Magyar Hang’s Gyorgy says that the quality media in Hungary is basically financed by a very narrow layer of society, not more than a few hundred thousand people.

Media expert Urban agrees: “Let’s look at it this way: when we have an election, everybody has one vote. As citizens, it is our prime interest to help everyone get access to quality media and not just propaganda. You may call it the responsibility of the business and social elite of this country. So, all those who have the means have to contribute either as donors or subscribers, for the sake of the whole society.”

Some believe that the Index journalists should have carried on fighting a bit longer and their decision to quit was taken in the heat of the moment and without any formulation of a Plan B.

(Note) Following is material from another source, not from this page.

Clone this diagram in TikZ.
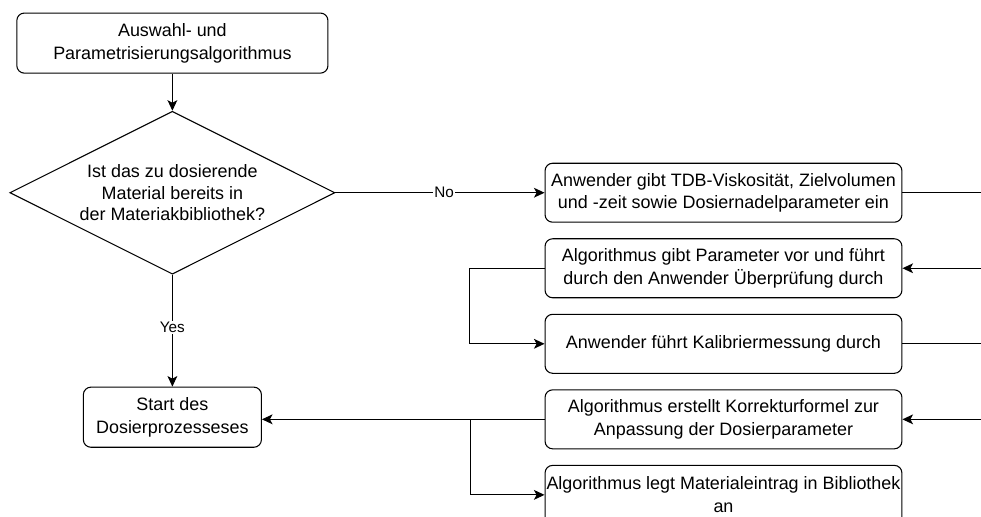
\documentclass[tikz,border=0pt]{standalone}
\usepackage{fontspec}
\setmainfont{Liberation Sans}
\usetikzlibrary{shapes.geometric, arrows.meta, positioning}

\begin{document}
\begin{tikzpicture}[
    node distance=0.41cm,
    box/.style={rectangle, draw, line width=0.8pt, rounded corners=0.2cm, minimum width=9.44cm, minimum height=1.56cm, inner sep=0pt, align=center, font=\fontsize{13.5}{17}\selectfont},
    decision/.style={diamond, draw, line width=0.8pt, aspect=2, minimum width=8.6cm, minimum height=4.31cm, inner sep=0pt, align=center, font=\fontsize{13.5}{16}\selectfont},
    arrow/.style={-{Stealth[length=2.8mm, width=2.6mm, inset=0.7mm]}, line width=0.8pt},
    line/.style={line width=0.8pt},
    edgelabel/.style={fill=white, inner sep=1pt, font=\fontsize{11.5}{14}\selectfont}
]
    \useasboundingbox (-4.56,1.14) rectangle (21.39,-12.52);
    \coordinate (redge) at (21.39,0);

    % Left column
    \node[box, minimum width=8.23cm, minimum height=1.59cm] (algo) {Auswahl- und\\Parametrisierungsalgorithmus};
    \node[decision, below=0.98cm of algo] (decision) {Ist das zu dosierende\\Material bereits in\\der Materiakbibliothek?};
    \node[box, minimum width=4.71cm, minimum height=1.59cm, below=2.96cm of decision] (start) {Start des\\Dosierprozesseses};

    % Right column
    \node[box, right=5.53cm of decision] (input) {Anwender gibt TDB-Viskosität, Zielvolumen\\und -zeit sowie Dosiernadelparameter ein};
    \node[box, below=of input] (check) {Algorithmus gibt Parameter vor und führt\\durch den Anwender Überprüfung durch};
    \node[box, below=of check] (calib) {Anwender führt Kalibriermessung durch};
    \node[box, below=of calib] (formula) {Algorithmus erstellt Korrekturformel zur\\Anpassung der Dosierparameter};
    \node[box, below=of formula] (entry) {Algorithmus legt Materialeintrag in Bibliothek\\an};

    % Arrows
    \draw[arrow] (algo) -- (decision);
    \draw[arrow] (decision) -- node[edgelabel, pos=0.47] {Yes} (start);
    \draw[arrow] (decision) -- node[edgelabel, pos=0.52] {No} (input);

    % Lines to the right border
    \draw[line] (input.east) -- (input.east -| redge);
    \draw[arrow] (check.east -| redge) -- (check.east);
    \draw[line] (calib.east) -- (calib.east -| redge);
    \draw[arrow] (formula.east -| redge) -- (formula.east);

    % Branches
    \draw[arrow] (check.west) -- ++(-1.98,0) |- (calib.west);
    \draw[arrow] (formula.west) -- (formula.west -| start.east);
    \coordinate[left=1.96cm of formula.west] (split);
    \draw[arrow] (split) |- (entry.west);
\end{tikzpicture}
\end{document}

“Surely from my side it was not an emotional decision, rather a professional, cool-headed one,” Munk tells BIRN. “I have been working at Index for 18 years, started as an intern and ended up as deputy editor-in-chief. I wasn’t even surprised at the end… After the dismissal of our editor-in-chief and knowing the Hungarian media landscape, and what has happened here in the past few years, we did not have any other option than to quit. But don’t get me wrong: I am not an activist, and I don’t like when we are classified as an opposition newspaper. We are not. We are a critical news site, just as we were during the previous governments.”

Will that be enough to build a new audience and flourish in Hungary’s current hostile media environment? Only time will tell.